Retype the whole listing, please, keeping every line exact and dropping the pictures.

^^^^^^^^

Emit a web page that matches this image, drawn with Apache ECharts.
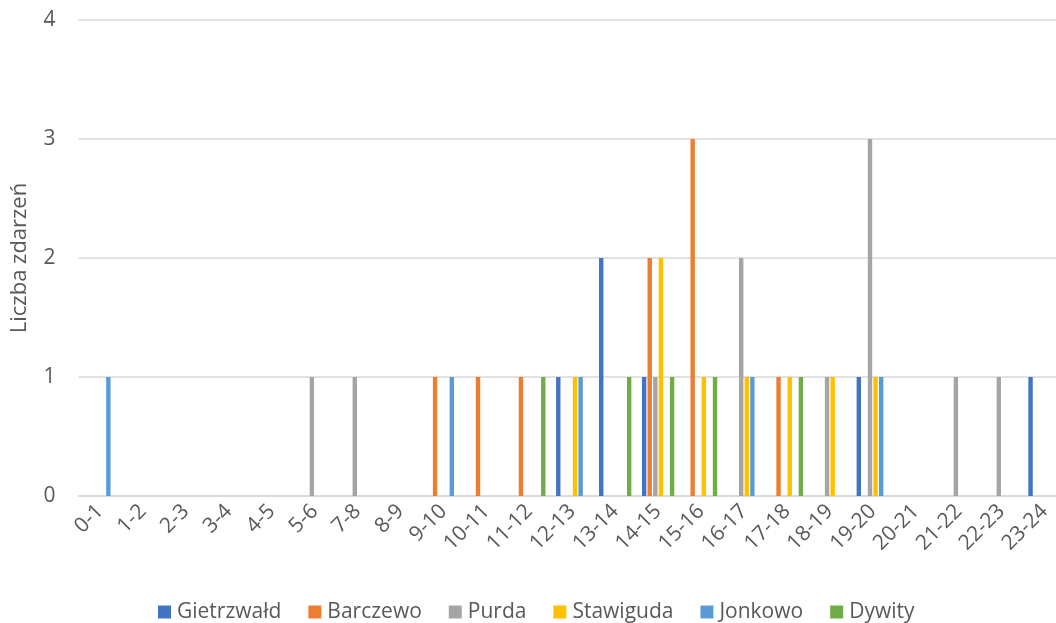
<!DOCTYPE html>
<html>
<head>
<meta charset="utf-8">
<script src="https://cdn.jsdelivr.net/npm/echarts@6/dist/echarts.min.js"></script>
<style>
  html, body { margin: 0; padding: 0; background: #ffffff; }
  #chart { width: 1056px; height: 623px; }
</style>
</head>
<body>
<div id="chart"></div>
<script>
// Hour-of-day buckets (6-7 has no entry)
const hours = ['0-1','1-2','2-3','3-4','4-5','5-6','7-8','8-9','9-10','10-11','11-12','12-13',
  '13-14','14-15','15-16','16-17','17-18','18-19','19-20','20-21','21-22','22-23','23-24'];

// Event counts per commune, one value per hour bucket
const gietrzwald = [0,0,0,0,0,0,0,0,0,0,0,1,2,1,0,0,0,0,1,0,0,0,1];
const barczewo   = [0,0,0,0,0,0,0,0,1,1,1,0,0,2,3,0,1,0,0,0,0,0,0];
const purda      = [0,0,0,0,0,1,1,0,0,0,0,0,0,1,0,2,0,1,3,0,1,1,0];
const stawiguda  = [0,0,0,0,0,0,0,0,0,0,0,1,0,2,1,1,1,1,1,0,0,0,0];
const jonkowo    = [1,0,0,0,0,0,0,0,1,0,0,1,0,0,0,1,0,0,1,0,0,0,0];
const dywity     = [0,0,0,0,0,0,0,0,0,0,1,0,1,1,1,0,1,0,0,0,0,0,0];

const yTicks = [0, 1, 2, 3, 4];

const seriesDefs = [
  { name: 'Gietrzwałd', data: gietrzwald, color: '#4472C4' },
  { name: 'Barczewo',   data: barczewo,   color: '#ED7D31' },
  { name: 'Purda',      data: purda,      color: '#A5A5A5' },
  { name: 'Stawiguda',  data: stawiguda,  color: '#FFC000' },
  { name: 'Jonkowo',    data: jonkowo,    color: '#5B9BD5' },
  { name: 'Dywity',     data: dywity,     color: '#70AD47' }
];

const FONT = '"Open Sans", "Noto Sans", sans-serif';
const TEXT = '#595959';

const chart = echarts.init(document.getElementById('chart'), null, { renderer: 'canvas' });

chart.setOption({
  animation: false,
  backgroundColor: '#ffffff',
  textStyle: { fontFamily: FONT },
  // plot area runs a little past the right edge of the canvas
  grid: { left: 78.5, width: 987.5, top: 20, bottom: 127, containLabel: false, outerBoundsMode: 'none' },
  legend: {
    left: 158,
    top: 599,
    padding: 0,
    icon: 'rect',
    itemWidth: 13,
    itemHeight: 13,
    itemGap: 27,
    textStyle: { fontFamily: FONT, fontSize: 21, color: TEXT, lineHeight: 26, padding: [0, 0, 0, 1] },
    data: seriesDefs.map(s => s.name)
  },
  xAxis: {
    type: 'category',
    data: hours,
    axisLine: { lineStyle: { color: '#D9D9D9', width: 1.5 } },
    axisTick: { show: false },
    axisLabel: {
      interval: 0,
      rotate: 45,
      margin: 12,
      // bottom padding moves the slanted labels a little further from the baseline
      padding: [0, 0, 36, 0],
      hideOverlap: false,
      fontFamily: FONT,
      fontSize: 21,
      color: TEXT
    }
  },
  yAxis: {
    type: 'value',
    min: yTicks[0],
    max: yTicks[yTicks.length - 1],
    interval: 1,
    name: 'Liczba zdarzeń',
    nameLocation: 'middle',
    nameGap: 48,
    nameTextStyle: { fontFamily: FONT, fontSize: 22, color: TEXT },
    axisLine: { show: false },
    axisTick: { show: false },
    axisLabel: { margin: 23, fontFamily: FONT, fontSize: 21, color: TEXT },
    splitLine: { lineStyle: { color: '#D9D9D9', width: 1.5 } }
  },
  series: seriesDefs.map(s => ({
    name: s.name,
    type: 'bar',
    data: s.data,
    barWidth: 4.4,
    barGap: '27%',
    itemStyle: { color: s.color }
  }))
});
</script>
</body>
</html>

^^^^^^^^

=== TASK OUTPUT ===
Emit a web page that matches this image, drawn with Apache ECharts.
<!DOCTYPE html>
<html>
<head>
<meta charset="utf-8">
<script src="https://cdn.jsdelivr.net/npm/echarts@6/dist/echarts.min.js"></script>
<style>
  html, body { margin: 0; padding: 0; background: #ffffff; }
  #chart { width: 1056px; height: 623px; }
</style>
</head>
<body>
<div id="chart"></div>
<script>
// Hour-of-day buckets (6-7 has no entry)
const hours = ['0-1','1-2','2-3','3-4','4-5','5-6','7-8','8-9','9-10','10-11','11-12','12-13',
  '13-14','14-15','15-16','16-17','17-18','18-19','19-20','20-21','21-22','22-23','23-24'];

// Event counts per commune, one value per hour bucket
const gietrzwald = [0,0,0,0,0,0,0,0,0,0,0,1,2,1,0,0,0,0,1,0,0,0,1];
const barczewo   = [0,0,0,0,0,0,0,0,1,1,1,0,0,2,3,0,1,0,0,0,0,0,0];
const purda      = [0,0,0,0,0,1,1,0,0,0,0,0,0,1,0,2,0,1,3,0,1,1,0];
const stawiguda  = [0,0,0,0,0,0,0,0,0,0,0,1,0,2,1,1,1,1,1,0,0,0,0];
const jonkowo    = [1,0,0,0,0,0,0,0,1,0,0,1,0,0,0,1,0,0,1,0,0,0,0];
const dywity     = [0,0,0,0,0,0,0,0,0,0,1,0,1,1,1,0,1,0,0,0,0,0,0];

const yTicks = [0, 1, 2, 3, 4];

const seriesDefs = [
  { name: 'Gietrzwałd', data: gietrzwald, color: '#4472C4' },
  { name: 'Barczewo',   data: barczewo,   color: '#ED7D31' },
  { name: 'Purda',      data: purda,      color: '#A5A5A5' },
  { name: 'Stawiguda',  data: stawiguda,  color: '#FFC000' },
  { name: 'Jonkowo',    data: jonkowo,    color: '#5B9BD5' },
  { name: 'Dywity',     data: dywity,     color: '#70AD47' }
];

const FONT = '"Open Sans", "Noto Sans", sans-serif';
const TEXT = '#595959';

const chart = echarts.init(document.getElementById('chart'), null, { renderer: 'canvas' });

chart.setOption({
  animation: false,
  backgroundColor: '#ffffff',
  textStyle: { fontFamily: FONT },
  // plot area runs a little past the right edge of the canvas
  grid: { left: 78.5, width: 987.5, top: 20, bottom: 127, containLabel: false, outerBoundsMode: 'none' },
  legend: {
    left: 158,
    top: 599,
    padding: 0,
    icon: 'rect',
    itemWidth: 13,
    itemHeight: 13,
    itemGap: 27,
    textStyle: { fontFamily: FONT, fontSize: 21, color: TEXT, lineHeight: 26, padding: [0, 0, 0, 1] },
    data: seriesDefs.map(s => s.name)
  },
  xAxis: {
    type: 'category',
    data: hours,
    axisLine: { lineStyle: { color: '#D9D9D9', width: 1.5 } },
    axisTick: { show: false },
    axisLabel: {
      interval: 0,
      rotate: 45,
      margin: 12,
      // bottom padding moves the slanted labels a little further from the baseline
      padding: [0, 0, 36, 0],
      hideOverlap: false,
      fontFamily: FONT,
      fontSize: 21,
      color: TEXT
    }
  },
  yAxis: {
    type: 'value',
    min: yTicks[0],
    max: yTicks[yTicks.length - 1],
    interval: 1,
    name: 'Liczba zdarzeń',
    nameLocation: 'middle',
    nameGap: 48,
    nameTextStyle: { fontFamily: FONT, fontSize: 22, color: TEXT },
    axisLine: { show: false },
    axisTick: { show: false },
    axisLabel: { margin: 23, fontFamily: FONT, fontSize: 21, color: TEXT },
    splitLine: { lineStyle: { color: '#D9D9D9', width: 1.5 } }
  },
  series: seriesDefs.map(s => ({
    name: s.name,
    type: 'bar',
    data: s.data,
    barWidth: 4.4,
    barGap: '27%',
    itemStyle: { color: s.color }
  }))
});
</script>
</body>
</html>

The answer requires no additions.